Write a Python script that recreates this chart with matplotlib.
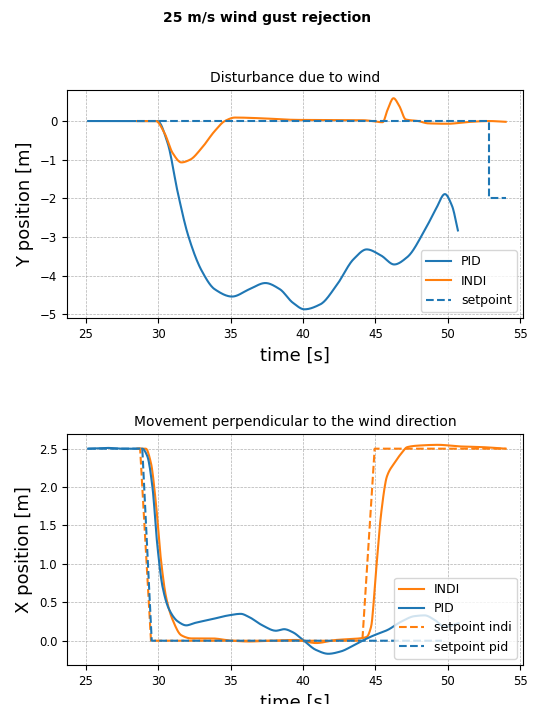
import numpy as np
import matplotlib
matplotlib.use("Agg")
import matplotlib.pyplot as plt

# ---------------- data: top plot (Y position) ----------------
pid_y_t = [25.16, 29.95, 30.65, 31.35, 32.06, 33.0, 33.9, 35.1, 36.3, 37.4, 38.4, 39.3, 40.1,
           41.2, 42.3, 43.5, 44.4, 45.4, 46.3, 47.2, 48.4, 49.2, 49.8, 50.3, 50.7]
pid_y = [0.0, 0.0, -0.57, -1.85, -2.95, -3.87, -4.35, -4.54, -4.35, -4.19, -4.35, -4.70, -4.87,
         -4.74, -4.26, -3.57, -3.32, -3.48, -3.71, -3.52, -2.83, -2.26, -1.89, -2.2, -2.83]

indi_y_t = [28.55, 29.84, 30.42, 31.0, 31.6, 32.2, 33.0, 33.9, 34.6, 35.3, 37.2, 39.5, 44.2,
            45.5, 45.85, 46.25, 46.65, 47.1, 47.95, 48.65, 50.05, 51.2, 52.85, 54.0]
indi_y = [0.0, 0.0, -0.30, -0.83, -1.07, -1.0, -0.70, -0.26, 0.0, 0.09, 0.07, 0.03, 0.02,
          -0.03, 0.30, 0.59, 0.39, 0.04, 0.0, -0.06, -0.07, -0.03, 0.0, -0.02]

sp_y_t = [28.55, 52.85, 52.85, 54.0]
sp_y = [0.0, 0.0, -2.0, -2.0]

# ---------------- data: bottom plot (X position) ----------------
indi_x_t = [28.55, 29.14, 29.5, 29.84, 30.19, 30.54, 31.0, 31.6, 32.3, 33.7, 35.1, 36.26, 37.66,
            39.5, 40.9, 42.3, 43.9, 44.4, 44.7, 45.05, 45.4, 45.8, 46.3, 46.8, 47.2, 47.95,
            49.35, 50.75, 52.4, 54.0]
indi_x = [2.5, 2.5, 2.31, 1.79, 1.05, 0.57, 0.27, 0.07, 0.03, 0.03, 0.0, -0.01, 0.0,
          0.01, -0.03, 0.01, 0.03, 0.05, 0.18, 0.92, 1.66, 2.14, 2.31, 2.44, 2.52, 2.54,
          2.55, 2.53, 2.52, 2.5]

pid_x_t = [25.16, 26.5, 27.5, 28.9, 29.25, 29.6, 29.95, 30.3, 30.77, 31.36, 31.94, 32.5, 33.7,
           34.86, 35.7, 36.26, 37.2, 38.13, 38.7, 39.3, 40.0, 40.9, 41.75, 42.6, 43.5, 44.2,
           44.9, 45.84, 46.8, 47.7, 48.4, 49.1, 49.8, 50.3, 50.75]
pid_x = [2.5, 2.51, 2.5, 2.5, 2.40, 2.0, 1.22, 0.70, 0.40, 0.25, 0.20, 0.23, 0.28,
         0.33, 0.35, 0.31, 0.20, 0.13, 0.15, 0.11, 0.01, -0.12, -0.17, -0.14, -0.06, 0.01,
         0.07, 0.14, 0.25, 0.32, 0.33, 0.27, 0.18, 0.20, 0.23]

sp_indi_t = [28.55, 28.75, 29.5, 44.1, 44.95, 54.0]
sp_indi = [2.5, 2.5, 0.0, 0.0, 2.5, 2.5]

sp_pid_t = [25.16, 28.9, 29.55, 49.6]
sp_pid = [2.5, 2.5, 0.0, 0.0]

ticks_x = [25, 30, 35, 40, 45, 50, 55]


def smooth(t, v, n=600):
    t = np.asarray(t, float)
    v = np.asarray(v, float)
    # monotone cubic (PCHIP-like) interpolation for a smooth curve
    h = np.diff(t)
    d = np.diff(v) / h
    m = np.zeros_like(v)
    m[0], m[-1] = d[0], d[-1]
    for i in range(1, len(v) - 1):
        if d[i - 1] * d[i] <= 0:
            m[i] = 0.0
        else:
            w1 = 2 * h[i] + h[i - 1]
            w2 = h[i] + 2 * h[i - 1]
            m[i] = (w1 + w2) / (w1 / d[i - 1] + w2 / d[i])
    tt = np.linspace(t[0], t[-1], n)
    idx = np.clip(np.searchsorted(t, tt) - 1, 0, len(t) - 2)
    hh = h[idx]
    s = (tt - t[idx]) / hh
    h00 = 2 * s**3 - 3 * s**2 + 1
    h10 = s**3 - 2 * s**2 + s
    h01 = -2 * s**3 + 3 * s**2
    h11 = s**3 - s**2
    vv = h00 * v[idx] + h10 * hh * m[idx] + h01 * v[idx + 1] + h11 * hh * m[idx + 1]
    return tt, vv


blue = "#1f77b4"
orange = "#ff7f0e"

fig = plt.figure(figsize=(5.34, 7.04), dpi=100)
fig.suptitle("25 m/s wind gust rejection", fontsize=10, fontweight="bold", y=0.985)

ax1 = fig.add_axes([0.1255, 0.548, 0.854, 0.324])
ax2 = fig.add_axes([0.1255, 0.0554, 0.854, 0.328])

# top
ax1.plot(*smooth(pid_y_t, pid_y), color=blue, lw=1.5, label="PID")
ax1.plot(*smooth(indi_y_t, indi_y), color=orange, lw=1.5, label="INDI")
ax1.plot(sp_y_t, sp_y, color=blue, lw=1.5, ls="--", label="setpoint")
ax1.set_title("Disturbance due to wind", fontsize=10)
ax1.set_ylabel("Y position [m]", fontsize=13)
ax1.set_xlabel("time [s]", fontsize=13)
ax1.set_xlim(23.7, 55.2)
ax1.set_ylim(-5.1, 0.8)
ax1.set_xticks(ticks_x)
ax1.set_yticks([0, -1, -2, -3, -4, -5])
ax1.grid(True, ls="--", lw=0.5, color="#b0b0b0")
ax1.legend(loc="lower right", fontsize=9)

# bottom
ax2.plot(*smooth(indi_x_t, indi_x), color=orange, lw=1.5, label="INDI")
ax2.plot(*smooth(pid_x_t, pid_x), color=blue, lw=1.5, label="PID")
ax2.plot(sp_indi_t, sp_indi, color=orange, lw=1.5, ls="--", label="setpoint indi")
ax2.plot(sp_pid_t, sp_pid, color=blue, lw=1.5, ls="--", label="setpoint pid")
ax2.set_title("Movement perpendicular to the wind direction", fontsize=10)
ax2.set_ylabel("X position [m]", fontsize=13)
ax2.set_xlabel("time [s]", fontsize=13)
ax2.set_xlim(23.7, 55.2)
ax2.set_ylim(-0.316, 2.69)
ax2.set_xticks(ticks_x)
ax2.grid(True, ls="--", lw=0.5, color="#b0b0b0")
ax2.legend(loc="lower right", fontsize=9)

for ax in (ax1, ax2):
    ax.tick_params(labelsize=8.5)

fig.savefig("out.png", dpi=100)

· · · · ·

**WRITTEN EXERCISE**
Reproduce the full listing faithfully, but do not carry over any pictures.

**RESULT**
Write a Python script that recreates this chart with matplotlib.
import numpy as np
import matplotlib
matplotlib.use("Agg")
import matplotlib.pyplot as plt

# ---------------- data: top plot (Y position) ----------------
pid_y_t = [25.16, 29.95, 30.65, 31.35, 32.06, 33.0, 33.9, 35.1, 36.3, 37.4, 38.4, 39.3, 40.1,
           41.2, 42.3, 43.5, 44.4, 45.4, 46.3, 47.2, 48.4, 49.2, 49.8, 50.3, 50.7]
pid_y = [0.0, 0.0, -0.57, -1.85, -2.95, -3.87, -4.35, -4.54, -4.35, -4.19, -4.35, -4.70, -4.87,
         -4.74, -4.26, -3.57, -3.32, -3.48, -3.71, -3.52, -2.83, -2.26, -1.89, -2.2, -2.83]

indi_y_t = [28.55, 29.84, 30.42, 31.0, 31.6, 32.2, 33.0, 33.9, 34.6, 35.3, 37.2, 39.5, 44.2,
            45.5, 45.85, 46.25, 46.65, 47.1, 47.95, 48.65, 50.05, 51.2, 52.85, 54.0]
indi_y = [0.0, 0.0, -0.30, -0.83, -1.07, -1.0, -0.70, -0.26, 0.0, 0.09, 0.07, 0.03, 0.02,
          -0.03, 0.30, 0.59, 0.39, 0.04, 0.0, -0.06, -0.07, -0.03, 0.0, -0.02]

sp_y_t = [28.55, 52.85, 52.85, 54.0]
sp_y = [0.0, 0.0, -2.0, -2.0]

# ---------------- data: bottom plot (X position) ----------------
indi_x_t = [28.55, 29.14, 29.5, 29.84, 30.19, 30.54, 31.0, 31.6, 32.3, 33.7, 35.1, 36.26, 37.66,
            39.5, 40.9, 42.3, 43.9, 44.4, 44.7, 45.05, 45.4, 45.8, 46.3, 46.8, 47.2, 47.95,
            49.35, 50.75, 52.4, 54.0]
indi_x = [2.5, 2.5, 2.31, 1.79, 1.05, 0.57, 0.27, 0.07, 0.03, 0.03, 0.0, -0.01, 0.0,
          0.01, -0.03, 0.01, 0.03, 0.05, 0.18, 0.92, 1.66, 2.14, 2.31, 2.44, 2.52, 2.54,
          2.55, 2.53, 2.52, 2.5]

pid_x_t = [25.16, 26.5, 27.5, 28.9, 29.25, 29.6, 29.95, 30.3, 30.77, 31.36, 31.94, 32.5, 33.7,
           34.86, 35.7, 36.26, 37.2, 38.13, 38.7, 39.3, 40.0, 40.9, 41.75, 42.6, 43.5, 44.2,
           44.9, 45.84, 46.8, 47.7, 48.4, 49.1, 49.8, 50.3, 50.75]
pid_x = [2.5, 2.51, 2.5, 2.5, 2.40, 2.0, 1.22, 0.70, 0.40, 0.25, 0.20, 0.23, 0.28,
         0.33, 0.35, 0.31, 0.20, 0.13, 0.15, 0.11, 0.01, -0.12, -0.17, -0.14, -0.06, 0.01,
         0.07, 0.14, 0.25, 0.32, 0.33, 0.27, 0.18, 0.20, 0.23]

sp_indi_t = [28.55, 28.75, 29.5, 44.1, 44.95, 54.0]
sp_indi = [2.5, 2.5, 0.0, 0.0, 2.5, 2.5]

sp_pid_t = [25.16, 28.9, 29.55, 49.6]
sp_pid = [2.5, 2.5, 0.0, 0.0]

ticks_x = [25, 30, 35, 40, 45, 50, 55]


def smooth(t, v, n=600):
    t = np.asarray(t, float)
    v = np.asarray(v, float)
    # monotone cubic (PCHIP-like) interpolation for a smooth curve
    h = np.diff(t)
    d = np.diff(v) / h
    m = np.zeros_like(v)
    m[0], m[-1] = d[0], d[-1]
    for i in range(1, len(v) - 1):
        if d[i - 1] * d[i] <= 0:
            m[i] = 0.0
        else:
            w1 = 2 * h[i] + h[i - 1]
            w2 = h[i] + 2 * h[i - 1]
            m[i] = (w1 + w2) / (w1 / d[i - 1] + w2 / d[i])
    tt = np.linspace(t[0], t[-1], n)
    idx = np.clip(np.searchsorted(t, tt) - 1, 0, len(t) - 2)
    hh = h[idx]
    s = (tt - t[idx]) / hh
    h00 = 2 * s**3 - 3 * s**2 + 1
    h10 = s**3 - 2 * s**2 + s
    h01 = -2 * s**3 + 3 * s**2
    h11 = s**3 - s**2
    vv = h00 * v[idx] + h10 * hh * m[idx] + h01 * v[idx + 1] + h11 * hh * m[idx + 1]
    return tt, vv


blue = "#1f77b4"
orange = "#ff7f0e"

fig = plt.figure(figsize=(5.34, 7.04), dpi=100)
fig.suptitle("25 m/s wind gust rejection", fontsize=10, fontweight="bold", y=0.985)

ax1 = fig.add_axes([0.1255, 0.548, 0.854, 0.324])
ax2 = fig.add_axes([0.1255, 0.0554, 0.854, 0.328])

# top
ax1.plot(*smooth(pid_y_t, pid_y), color=blue, lw=1.5, label="PID")
ax1.plot(*smooth(indi_y_t, indi_y), color=orange, lw=1.5, label="INDI")
ax1.plot(sp_y_t, sp_y, color=blue, lw=1.5, ls="--", label="setpoint")
ax1.set_title("Disturbance due to wind", fontsize=10)
ax1.set_ylabel("Y position [m]", fontsize=13)
ax1.set_xlabel("time [s]", fontsize=13)
ax1.set_xlim(23.7, 55.2)
ax1.set_ylim(-5.1, 0.8)
ax1.set_xticks(ticks_x)
ax1.set_yticks([0, -1, -2, -3, -4, -5])
ax1.grid(True, ls="--", lw=0.5, color="#b0b0b0")
ax1.legend(loc="lower right", fontsize=9)

# bottom
ax2.plot(*smooth(indi_x_t, indi_x), color=orange, lw=1.5, label="INDI")
ax2.plot(*smooth(pid_x_t, pid_x), color=blue, lw=1.5, label="PID")
ax2.plot(sp_indi_t, sp_indi, color=orange, lw=1.5, ls="--", label="setpoint indi")
ax2.plot(sp_pid_t, sp_pid, color=blue, lw=1.5, ls="--", label="setpoint pid")
ax2.set_title("Movement perpendicular to the wind direction", fontsize=10)
ax2.set_ylabel("X position [m]", fontsize=13)
ax2.set_xlabel("time [s]", fontsize=13)
ax2.set_xlim(23.7, 55.2)
ax2.set_ylim(-0.316, 2.69)
ax2.set_xticks(ticks_x)
ax2.grid(True, ls="--", lw=0.5, color="#b0b0b0")
ax2.legend(loc="lower right", fontsize=9)

for ax in (ax1, ax2):
    ax.tick_params(labelsize=8.5)

fig.savefig("out.png", dpi=100)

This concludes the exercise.